Reproduce the full listing below unchanged, apart from the pictures.

-- start --

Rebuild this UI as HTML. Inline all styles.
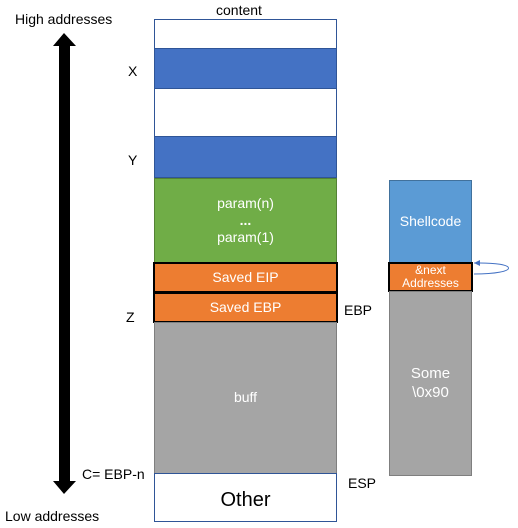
<!DOCTYPE html>
<html><head><style>
body{margin:0;width:518px;height:528px;background:#fff;position:relative;font-family:"Liberation Sans",sans-serif;overflow:hidden}
.a{position:absolute;box-sizing:border-box}
.t{position:absolute;font-size:13px;color:#000;white-space:nowrap}
.c{display:flex;align-items:center;justify-content:center;flex-direction:column;color:#fff;font-size:14px;text-align:center;line-height:1.25}
</style></head><body>
<div class="t" style="left:15px;top:11px;font-size:14px">High addresses</div>
<div class="t" style="left:5px;top:508px;font-size:14px">Low addresses</div>
<div class="t" style="left:216px;top:2px;font-size:14px">content</div>
<svg class="a" style="left:0;top:0" width="518" height="528">
<polygon points="64,33 76,46 70,46 70,481 76,481 64,494 53,481 59,481 59,46 53,46" fill="#000"/>
<path d="M474,263 C520,262 520,274 474,274" fill="none" stroke="#4472c4" stroke-width="1"/>
<polygon points="474,263 480,260 480,266" fill="#4472c4"/>
</svg>
<div class="a" style="left:154px;top:19px;width:183px;height:30px;border:1px solid #2f5597;border-bottom:none;background:#fff"></div>
<div class="a" style="left:154px;top:48px;width:183px;height:41px;background:#4472c4;border:1px solid #2f5597"></div>
<div class="a" style="left:154px;top:89px;width:183px;height:47px;border-left:1px solid #2f5597;border-right:1px solid #2f5597"></div>
<div class="a" style="left:154px;top:136px;width:183px;height:42px;background:#4472c4;border:1px solid #2f5597"></div>
<div class="a c" style="left:154px;top:178px;width:183px;height:85px;background:#70ad47;border:1px solid #548235;line-height:1.5"><div>param(n)</div><div style="font-weight:bold;line-height:0.9">...</div><div>param(1)</div></div>
<div class="a c" style="left:153px;top:262px;width:185px;height:31px;background:#ed7d31;border:2px solid #000">Saved EIP</div>
<div class="a c" style="left:153px;top:292px;width:185px;height:31px;background:#ed7d31;border:2px solid #000">Saved EBP</div>
<div class="a c" style="left:154px;top:322px;width:183px;height:152px;background:#a5a5a5;border:1px solid #7f7f7f">buff</div>
<div class="a" style="left:154px;top:473px;width:183px;height:49px;border:1px solid #2f5597;display:flex;align-items:center;justify-content:center;font-size:20px;padding-top:6px">Other</div>
<div class="t" style="left:128px;top:63px;font-size:14px">X</div>
<div class="t" style="left:128px;top:152px;font-size:14px">Y</div>
<div class="t" style="left:126px;top:309px;font-size:14px">Z</div>
<div class="t" style="left:82px;top:466px;font-size:14px">C= EBP-n</div>
<div class="t" style="left:344px;top:302px;font-size:14px">EBP</div>
<div class="t" style="left:348px;top:475px;font-size:14px">ESP</div>
<div class="a c" style="left:389px;top:180px;width:83px;height:83px;background:#5b9bd5;border:1px solid #41719c">Shellcode</div>
<div class="a c" style="left:388px;top:262px;width:85px;height:30px;background:#ed7d31;border:2px solid #000;font-size:12px;line-height:1.1">&amp;next<br>Addresses</div>
<div class="a c" style="left:389px;top:291px;width:83px;height:185px;background:#a5a5a5;border:1px solid #7f7f7f;font-size:15px">Some<br>\0x90</div>
</body></html>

-- end --

## Reply
Rebuild this UI as HTML. Inline all styles.
<!DOCTYPE html>
<html><head><style>
body{margin:0;width:518px;height:528px;background:#fff;position:relative;font-family:"Liberation Sans",sans-serif;overflow:hidden}
.a{position:absolute;box-sizing:border-box}
.t{position:absolute;font-size:13px;color:#000;white-space:nowrap}
.c{display:flex;align-items:center;justify-content:center;flex-direction:column;color:#fff;font-size:14px;text-align:center;line-height:1.25}
</style></head><body>
<div class="t" style="left:15px;top:11px;font-size:14px">High addresses</div>
<div class="t" style="left:5px;top:508px;font-size:14px">Low addresses</div>
<div class="t" style="left:216px;top:2px;font-size:14px">content</div>
<svg class="a" style="left:0;top:0" width="518" height="528">
<polygon points="64,33 76,46 70,46 70,481 76,481 64,494 53,481 59,481 59,46 53,46" fill="#000"/>
<path d="M474,263 C520,262 520,274 474,274" fill="none" stroke="#4472c4" stroke-width="1"/>
<polygon points="474,263 480,260 480,266" fill="#4472c4"/>
</svg>
<div class="a" style="left:154px;top:19px;width:183px;height:30px;border:1px solid #2f5597;border-bottom:none;background:#fff"></div>
<div class="a" style="left:154px;top:48px;width:183px;height:41px;background:#4472c4;border:1px solid #2f5597"></div>
<div class="a" style="left:154px;top:89px;width:183px;height:47px;border-left:1px solid #2f5597;border-right:1px solid #2f5597"></div>
<div class="a" style="left:154px;top:136px;width:183px;height:42px;background:#4472c4;border:1px solid #2f5597"></div>
<div class="a c" style="left:154px;top:178px;width:183px;height:85px;background:#70ad47;border:1px solid #548235;line-height:1.5"><div>param(n)</div><div style="font-weight:bold;line-height:0.9">...</div><div>param(1)</div></div>
<div class="a c" style="left:153px;top:262px;width:185px;height:31px;background:#ed7d31;border:2px solid #000">Saved EIP</div>
<div class="a c" style="left:153px;top:292px;width:185px;height:31px;background:#ed7d31;border:2px solid #000">Saved EBP</div>
<div class="a c" style="left:154px;top:322px;width:183px;height:152px;background:#a5a5a5;border:1px solid #7f7f7f">buff</div>
<div class="a" style="left:154px;top:473px;width:183px;height:49px;border:1px solid #2f5597;display:flex;align-items:center;justify-content:center;font-size:20px;padding-top:6px">Other</div>
<div class="t" style="left:128px;top:63px;font-size:14px">X</div>
<div class="t" style="left:128px;top:152px;font-size:14px">Y</div>
<div class="t" style="left:126px;top:309px;font-size:14px">Z</div>
<div class="t" style="left:82px;top:466px;font-size:14px">C= EBP-n</div>
<div class="t" style="left:344px;top:302px;font-size:14px">EBP</div>
<div class="t" style="left:348px;top:475px;font-size:14px">ESP</div>
<div class="a c" style="left:389px;top:180px;width:83px;height:83px;background:#5b9bd5;border:1px solid #41719c">Shellcode</div>
<div class="a c" style="left:388px;top:262px;width:85px;height:30px;background:#ed7d31;border:2px solid #000;font-size:12px;line-height:1.1">&amp;next<br>Addresses</div>
<div class="a c" style="left:389px;top:291px;width:83px;height:185px;background:#a5a5a5;border:1px solid #7f7f7f;font-size:15px">Some<br>\0x90</div>
</body></html>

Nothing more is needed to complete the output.